**WHAT IS ASKED**
Please output every line of the material as it stands, without the pictures.

= = =

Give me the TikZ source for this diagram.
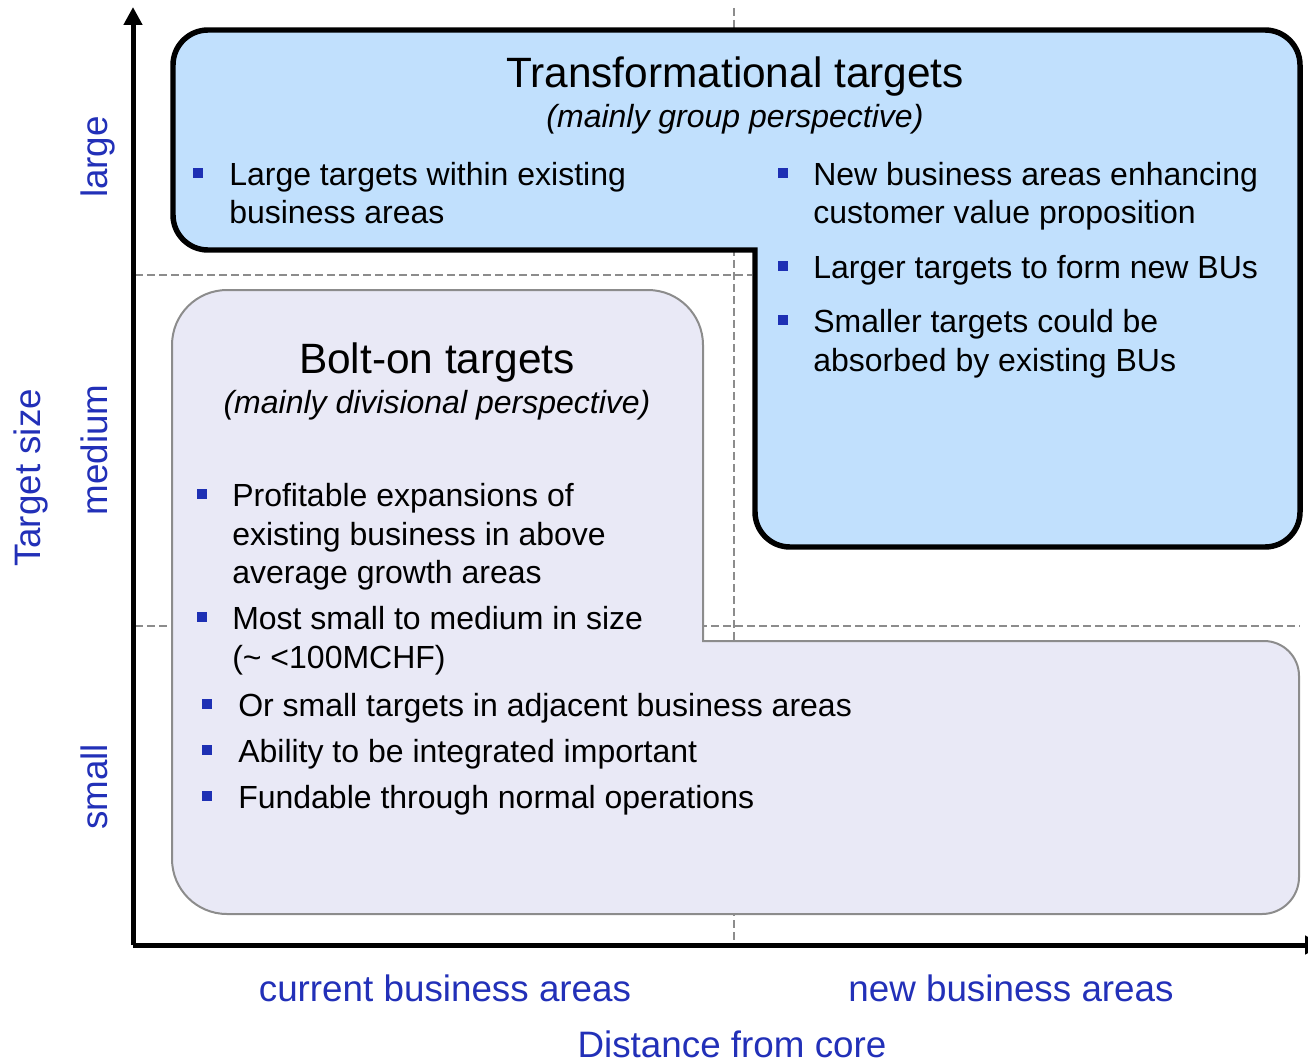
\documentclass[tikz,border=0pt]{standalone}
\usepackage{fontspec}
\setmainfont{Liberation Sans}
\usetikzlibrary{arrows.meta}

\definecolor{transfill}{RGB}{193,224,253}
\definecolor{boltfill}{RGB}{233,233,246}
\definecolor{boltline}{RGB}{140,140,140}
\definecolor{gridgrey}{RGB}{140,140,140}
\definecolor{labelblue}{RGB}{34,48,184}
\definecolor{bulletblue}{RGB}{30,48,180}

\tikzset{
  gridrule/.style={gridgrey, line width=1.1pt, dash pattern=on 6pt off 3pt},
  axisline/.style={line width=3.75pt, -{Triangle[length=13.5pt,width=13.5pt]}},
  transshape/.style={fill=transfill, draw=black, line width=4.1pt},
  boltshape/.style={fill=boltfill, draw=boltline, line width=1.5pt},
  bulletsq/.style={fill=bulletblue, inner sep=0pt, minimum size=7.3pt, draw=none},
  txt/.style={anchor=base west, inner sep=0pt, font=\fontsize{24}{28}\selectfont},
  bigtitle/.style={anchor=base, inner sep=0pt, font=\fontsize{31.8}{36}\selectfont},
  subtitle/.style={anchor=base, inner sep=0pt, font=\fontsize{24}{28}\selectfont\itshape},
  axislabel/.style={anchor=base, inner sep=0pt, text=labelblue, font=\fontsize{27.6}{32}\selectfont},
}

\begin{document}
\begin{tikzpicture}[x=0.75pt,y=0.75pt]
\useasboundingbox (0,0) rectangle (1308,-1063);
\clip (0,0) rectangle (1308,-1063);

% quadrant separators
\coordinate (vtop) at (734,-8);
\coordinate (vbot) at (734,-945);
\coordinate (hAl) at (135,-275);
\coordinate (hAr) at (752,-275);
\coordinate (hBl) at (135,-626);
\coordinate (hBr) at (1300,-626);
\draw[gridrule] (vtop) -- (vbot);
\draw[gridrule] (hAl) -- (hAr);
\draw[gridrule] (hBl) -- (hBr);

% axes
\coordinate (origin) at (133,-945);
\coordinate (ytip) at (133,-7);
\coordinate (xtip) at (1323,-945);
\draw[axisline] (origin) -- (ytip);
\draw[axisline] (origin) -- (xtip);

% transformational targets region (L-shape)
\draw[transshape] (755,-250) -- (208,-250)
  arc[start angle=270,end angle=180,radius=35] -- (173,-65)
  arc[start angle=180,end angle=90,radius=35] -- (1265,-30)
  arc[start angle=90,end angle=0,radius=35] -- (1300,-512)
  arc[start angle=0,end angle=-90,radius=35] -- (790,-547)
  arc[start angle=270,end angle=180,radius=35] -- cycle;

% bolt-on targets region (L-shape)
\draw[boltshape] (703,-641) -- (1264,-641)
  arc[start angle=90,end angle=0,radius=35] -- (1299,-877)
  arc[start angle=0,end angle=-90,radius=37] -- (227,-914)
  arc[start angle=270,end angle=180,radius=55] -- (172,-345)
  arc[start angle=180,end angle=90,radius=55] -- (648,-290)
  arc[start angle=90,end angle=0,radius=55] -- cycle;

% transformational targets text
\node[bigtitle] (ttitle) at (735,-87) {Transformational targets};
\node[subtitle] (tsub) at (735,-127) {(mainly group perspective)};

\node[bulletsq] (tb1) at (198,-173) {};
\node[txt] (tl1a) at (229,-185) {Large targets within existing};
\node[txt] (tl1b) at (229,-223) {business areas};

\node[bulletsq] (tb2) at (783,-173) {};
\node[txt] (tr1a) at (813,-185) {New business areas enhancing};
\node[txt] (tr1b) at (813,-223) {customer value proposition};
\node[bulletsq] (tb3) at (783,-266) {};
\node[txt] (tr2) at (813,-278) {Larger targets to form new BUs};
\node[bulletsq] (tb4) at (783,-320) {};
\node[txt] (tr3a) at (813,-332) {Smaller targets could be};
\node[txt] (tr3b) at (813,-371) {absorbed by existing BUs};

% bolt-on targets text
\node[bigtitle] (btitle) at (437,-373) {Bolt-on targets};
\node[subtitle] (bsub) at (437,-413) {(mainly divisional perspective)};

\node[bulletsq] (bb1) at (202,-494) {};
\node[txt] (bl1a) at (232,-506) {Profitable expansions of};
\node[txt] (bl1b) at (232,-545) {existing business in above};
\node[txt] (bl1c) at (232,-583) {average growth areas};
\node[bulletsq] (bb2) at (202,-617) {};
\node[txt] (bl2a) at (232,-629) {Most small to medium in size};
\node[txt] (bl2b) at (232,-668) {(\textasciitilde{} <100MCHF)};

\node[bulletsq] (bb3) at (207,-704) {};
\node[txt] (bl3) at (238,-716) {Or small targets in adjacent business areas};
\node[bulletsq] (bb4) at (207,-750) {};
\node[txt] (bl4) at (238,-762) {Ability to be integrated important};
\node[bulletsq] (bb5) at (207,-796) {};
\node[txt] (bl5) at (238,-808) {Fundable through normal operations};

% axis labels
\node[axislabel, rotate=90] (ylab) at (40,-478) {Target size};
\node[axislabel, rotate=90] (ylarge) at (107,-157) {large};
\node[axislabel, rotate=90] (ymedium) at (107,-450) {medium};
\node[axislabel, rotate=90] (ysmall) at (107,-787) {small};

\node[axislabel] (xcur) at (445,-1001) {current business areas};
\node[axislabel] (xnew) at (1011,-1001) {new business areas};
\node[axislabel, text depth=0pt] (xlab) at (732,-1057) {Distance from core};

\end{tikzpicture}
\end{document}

= = =

**EXERCISE ANSWER**
Give me the TikZ source for this diagram.
\documentclass[tikz,border=0pt]{standalone}
\usepackage{fontspec}
\setmainfont{Liberation Sans}
\usetikzlibrary{arrows.meta}

\definecolor{transfill}{RGB}{193,224,253}
\definecolor{boltfill}{RGB}{233,233,246}
\definecolor{boltline}{RGB}{140,140,140}
\definecolor{gridgrey}{RGB}{140,140,140}
\definecolor{labelblue}{RGB}{34,48,184}
\definecolor{bulletblue}{RGB}{30,48,180}

\tikzset{
  gridrule/.style={gridgrey, line width=1.1pt, dash pattern=on 6pt off 3pt},
  axisline/.style={line width=3.75pt, -{Triangle[length=13.5pt,width=13.5pt]}},
  transshape/.style={fill=transfill, draw=black, line width=4.1pt},
  boltshape/.style={fill=boltfill, draw=boltline, line width=1.5pt},
  bulletsq/.style={fill=bulletblue, inner sep=0pt, minimum size=7.3pt, draw=none},
  txt/.style={anchor=base west, inner sep=0pt, font=\fontsize{24}{28}\selectfont},
  bigtitle/.style={anchor=base, inner sep=0pt, font=\fontsize{31.8}{36}\selectfont},
  subtitle/.style={anchor=base, inner sep=0pt, font=\fontsize{24}{28}\selectfont\itshape},
  axislabel/.style={anchor=base, inner sep=0pt, text=labelblue, font=\fontsize{27.6}{32}\selectfont},
}

\begin{document}
\begin{tikzpicture}[x=0.75pt,y=0.75pt]
\useasboundingbox (0,0) rectangle (1308,-1063);
\clip (0,0) rectangle (1308,-1063);

% quadrant separators
\coordinate (vtop) at (734,-8);
\coordinate (vbot) at (734,-945);
\coordinate (hAl) at (135,-275);
\coordinate (hAr) at (752,-275);
\coordinate (hBl) at (135,-626);
\coordinate (hBr) at (1300,-626);
\draw[gridrule] (vtop) -- (vbot);
\draw[gridrule] (hAl) -- (hAr);
\draw[gridrule] (hBl) -- (hBr);

% axes
\coordinate (origin) at (133,-945);
\coordinate (ytip) at (133,-7);
\coordinate (xtip) at (1323,-945);
\draw[axisline] (origin) -- (ytip);
\draw[axisline] (origin) -- (xtip);

% transformational targets region (L-shape)
\draw[transshape] (755,-250) -- (208,-250)
  arc[start angle=270,end angle=180,radius=35] -- (173,-65)
  arc[start angle=180,end angle=90,radius=35] -- (1265,-30)
  arc[start angle=90,end angle=0,radius=35] -- (1300,-512)
  arc[start angle=0,end angle=-90,radius=35] -- (790,-547)
  arc[start angle=270,end angle=180,radius=35] -- cycle;

% bolt-on targets region (L-shape)
\draw[boltshape] (703,-641) -- (1264,-641)
  arc[start angle=90,end angle=0,radius=35] -- (1299,-877)
  arc[start angle=0,end angle=-90,radius=37] -- (227,-914)
  arc[start angle=270,end angle=180,radius=55] -- (172,-345)
  arc[start angle=180,end angle=90,radius=55] -- (648,-290)
  arc[start angle=90,end angle=0,radius=55] -- cycle;

% transformational targets text
\node[bigtitle] (ttitle) at (735,-87) {Transformational targets};
\node[subtitle] (tsub) at (735,-127) {(mainly group perspective)};

\node[bulletsq] (tb1) at (198,-173) {};
\node[txt] (tl1a) at (229,-185) {Large targets within existing};
\node[txt] (tl1b) at (229,-223) {business areas};

\node[bulletsq] (tb2) at (783,-173) {};
\node[txt] (tr1a) at (813,-185) {New business areas enhancing};
\node[txt] (tr1b) at (813,-223) {customer value proposition};
\node[bulletsq] (tb3) at (783,-266) {};
\node[txt] (tr2) at (813,-278) {Larger targets to form new BUs};
\node[bulletsq] (tb4) at (783,-320) {};
\node[txt] (tr3a) at (813,-332) {Smaller targets could be};
\node[txt] (tr3b) at (813,-371) {absorbed by existing BUs};

% bolt-on targets text
\node[bigtitle] (btitle) at (437,-373) {Bolt-on targets};
\node[subtitle] (bsub) at (437,-413) {(mainly divisional perspective)};

\node[bulletsq] (bb1) at (202,-494) {};
\node[txt] (bl1a) at (232,-506) {Profitable expansions of};
\node[txt] (bl1b) at (232,-545) {existing business in above};
\node[txt] (bl1c) at (232,-583) {average growth areas};
\node[bulletsq] (bb2) at (202,-617) {};
\node[txt] (bl2a) at (232,-629) {Most small to medium in size};
\node[txt] (bl2b) at (232,-668) {(\textasciitilde{} <100MCHF)};

\node[bulletsq] (bb3) at (207,-704) {};
\node[txt] (bl3) at (238,-716) {Or small targets in adjacent business areas};
\node[bulletsq] (bb4) at (207,-750) {};
\node[txt] (bl4) at (238,-762) {Ability to be integrated important};
\node[bulletsq] (bb5) at (207,-796) {};
\node[txt] (bl5) at (238,-808) {Fundable through normal operations};

% axis labels
\node[axislabel, rotate=90] (ylab) at (40,-478) {Target size};
\node[axislabel, rotate=90] (ylarge) at (107,-157) {large};
\node[axislabel, rotate=90] (ymedium) at (107,-450) {medium};
\node[axislabel, rotate=90] (ysmall) at (107,-787) {small};

\node[axislabel] (xcur) at (445,-1001) {current business areas};
\node[axislabel] (xnew) at (1011,-1001) {new business areas};
\node[axislabel, text depth=0pt] (xlab) at (732,-1057) {Distance from core};

\end{tikzpicture}
\end{document}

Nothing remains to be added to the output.